La convivenza non è solo un legame affettivo. Vi sono anche delle implicazioni economiche e fiscali. Come orientarsi
La convivenza di fatto nella società moderna è un tipo di legame affettivo sempre più diffuso nella società contemporanea. Si tratta di due persone che decidono di condividere la stessa abitazione e stabilire una relazione affettiva senza necessariamente formalizzare il legame con il matrimonio o l’unione civile. Ovviamente, tutto questo ha anche delle implicazioni di tipo giuridico, economico e fiscale. Analizziamole.
Per essere ufficialmente riconosciuti come conviventi, è necessario che essi dichiarino la loro situazione all’Ufficio Anagrafe del Comune di residenza. Questo atto è fondamentale per farli comparire nello stato di famiglia e per ottenere alcuni diritti e doveri previsti dalla legge. Ecco come comportarsi, poi, per ciò che concerne il modello ISEE.
La convivenza di fatto, nota anche come more uxorio, rappresenta il legame affettivo tra due individui che condividono la stessa abitazione. Secondo l’art. 1 comma 36 della legge n. 76/2016, i conviventi di fatto sono due persone maggiorenni unite stabilmente da legami affettivi di coppia e reciproca assistenza, senza vincoli di parentela, affinità, adozione, matrimonio o unione civile.
Come accennato, affinché i conviventi possano essere considerati parte della famiglia anagrafica e comparire nello stato di famiglia, devono presentare una dichiarazione all’Ufficio Anagrafe del Comune di residenza.
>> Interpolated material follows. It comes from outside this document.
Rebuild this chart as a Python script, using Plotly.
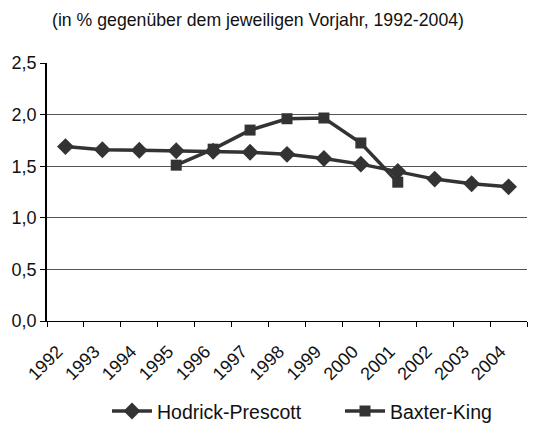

Questo procedimento è richiamato dall’art. 1 comma della legge n. 76/2016, che si riferisce all’art. 4 e all’art. 13 comma 1 lett. b) del DPR n. 223/1989. Nel caso in cui non ci siano figli, la famiglia è composta semplicemente dai due conviventi.
La convivenza di fatto assume un’importanza particolare anche in materia di dichiarazione ISEE. Ai fini della misurazione dell’ISEE, il reddito complessivo dei conviventi di fatto è equiparato a quello dei nuclei familiari coniugali. Questo principio è stabilito nei commi 36 e 37 dell’art. 1 della legge n. 76/2016. Tuttavia, affinché questa equiparazione abbia effetto, è necessario che i conviventi abbiano stipulato un contratto di convivenza, come specificato nel comma 50 dell’art. 1 della stessa legge. In questo contratto, deve emergere chiaramente l’entità dell’apporto economico di ciascun convivente alla vita comune.
In sostanza, la convivenza di fatto rappresenta una forma di legame affettivo riconosciuta dalla legge, che offre ai conviventi diritti e doveri simili a quelli dei coniugi o dei partner di un’unione civile. Tuttavia, affinché questa situazione sia riconosciuta ufficialmente, è necessario che i conviventi effettuino una dichiarazione presso l’Ufficio Anagrafe e, nel caso desiderino equiparare il proprio reddito a quello di un nucleo familiare coniugale ai fini dell’ISEE, stipulino un contratto di convivenza che regoli i loro rapporti economici.